There are obviously many cross currents, but oil’s impact on the U.S. stock market should be bullish. That’s because the price drop will stimulate growth while further dimming inflation expectations. It will keep pressure off long-term interest rates and thus bodes well for stocks. A benign inflation outlook also provides the Federal Reserve with flexibility to continue to delay a short-term rate hike as it sees fit.

Top dollar store

So when will the Fed start to allow short-term rates to rise? Consensus seems to be mid-2015, but the crowd has been wrong on this issue for a few years. The strong dollar could join oil as another mitigating factor. The rising greenback, a product of our trading partners’ stagnant growth, represents a de facto tightening of monetary policy. With our exports more expensive, the dollar’s move up could hamper economic growth. It also serves to drive down inflation, as the imports we buy become cheaper.

Fed board members continue to focus on labor market trends to help determine policy. The trend strengthened considerably last year, with an average of 250,000 jobs created each month. That added up to an increase of almost 3 million. Unless the pace trails off, the job picture should give the board confidence in the economy’s resilience.

In any event, Fed policy will remain one of the issues at the forefront of investors’ minds this year. The question will no doubt add to stock market volatility. During the current cycle, stocks have reacted sharply to each incremental policy change. The initial reaction to a rate increase will be negative but likely temporary — as long as yields do not spike up and inflation expectations remain well-anchored. Higher interest rates that result from stronger economic growth are ultimately a healthy sign.

Steering through it

No doubt, business trends in the energy sector will worsen if low prices persist. But it has always been a cyclical industry, and stronger firms will weather the storm, ultimately grabbing market share. Low prices will eventually prompt production cutbacks and remove excess supply. For the broader U.S. economy — and the stock market — the net impact of significantly lower oil and gasoline prices should be positive.
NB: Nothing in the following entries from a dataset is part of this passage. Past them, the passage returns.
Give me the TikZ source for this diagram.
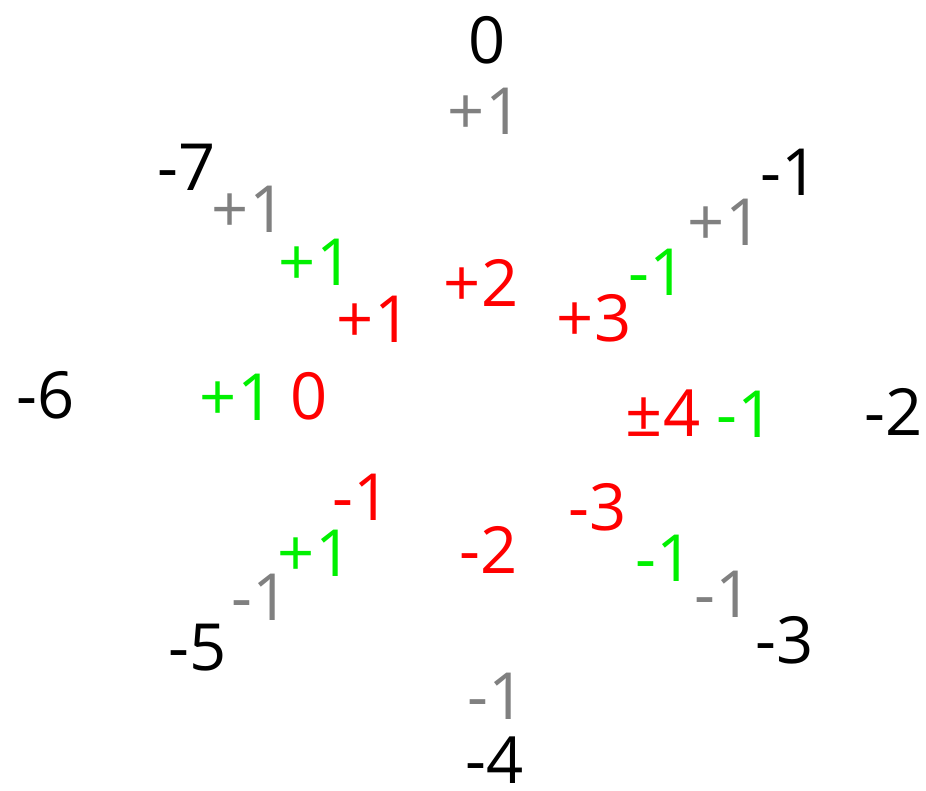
\documentclass[tikz,border=0pt]{standalone}
\usepackage{fontspec}
\setmainfont{Open Sans}
\definecolor{cgray}{RGB}{128,128,128}
\definecolor{cgreen}{RGB}{0,240,0}
\definecolor{cred}{RGB}{255,0,0}
\begin{document}
\begin{tikzpicture}[x=1pt,y=-1pt,
  lbl/.style={inner sep=0pt,anchor=center,font=\fontsize{65}{67}\selectfont},
  outer/.style={lbl,text=black},
  ring/.style={lbl,text=cgray},
  mid/.style={lbl,text=cgreen},
  core/.style={lbl,text=cred}]
\useasboundingbox (0,0) rectangle (926,790);
% outer black
\node[outer] (o0) at (487,40) {0};
\node[outer] (o1) at (790,172) {-1};
\node[outer] (o2) at (894,412) {-2};
\node[outer] (o3) at (785,640) {-3};
\node[outer] (o4) at (495,760) {-4};
\node[outer] (o5) at (198,648) {-5};
\node[outer] (o6) at (46,395) {-6};
\node[outer] (o7) at (187,167) {-7};
% gray
\node[ring] (g0) at (485,111) {+1};
\node[ring] (g7) at (249,209) {+1};
\node[ring] (g1) at (725,222) {+1};
\node[ring] (g5) at (261,597) {-1};
\node[ring] (g3) at (724,594) {-1};
\node[ring] (g4) at (497,696) {-1};
% green
\node[mid] (m7) at (316,262) {+1};
\node[mid] (m1) at (658,272) {-1};
\node[mid] (m6) at (237,397) {+1};
\node[mid] (m2) at (746,414) {-1};
\node[mid] (m5) at (315,553) {+1};
\node[mid] (m3) at (665,558) {-1};
% red
\node[core] (r2) at (481,283) {+2};
\node[core] (r1) at (374,319) {+1};
\node[core] (r3) at (594,318) {+3};
\node[core] (r0) at (309,396) {0};
\node[core] (r4) at (663,413) {±4};
\node[core] (rm1) at (362,497) {-1};
\node[core] (rm3) at (598,507) {-3};
\node[core] (rm2) at (489,550) {-2};
\end{tikzpicture}
\end{document}
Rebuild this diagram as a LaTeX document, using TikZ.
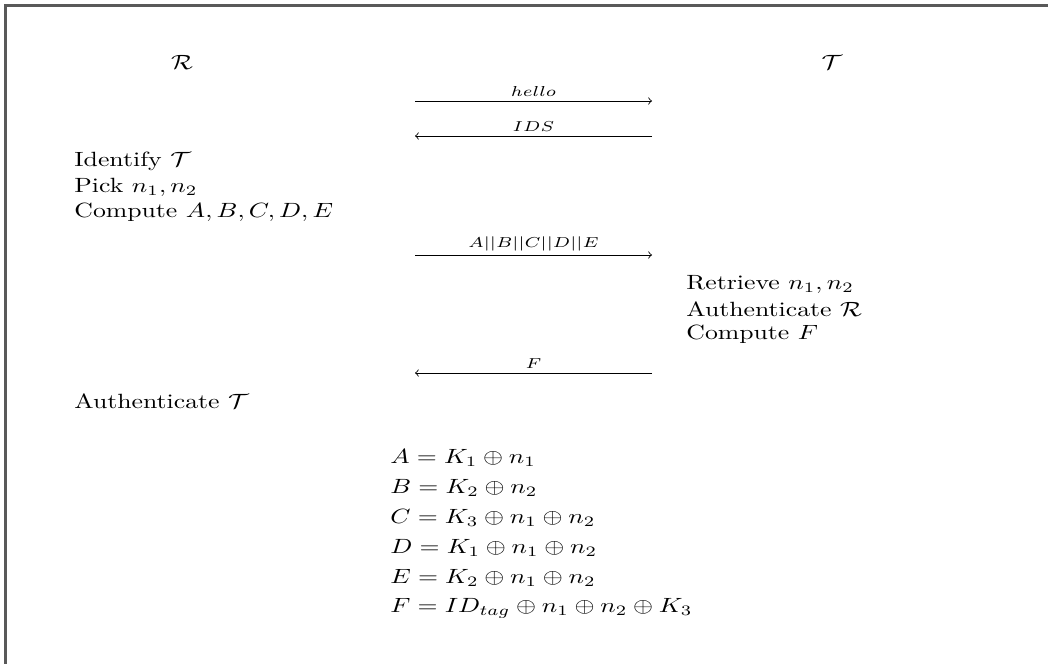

There’s lots of noise as we kick off another year, but isn’t that usually the case? One could reasonably argue that a short-term correction is overdue, particularly given the run-up in stock prices over the last several years. But the underlying U.S. economy appears to be in decent shape; indeed, it has been strengthening. Major stock market declines are typically associated with recessions induced by tight monetary policy. At this point, that scenario seems unlikely.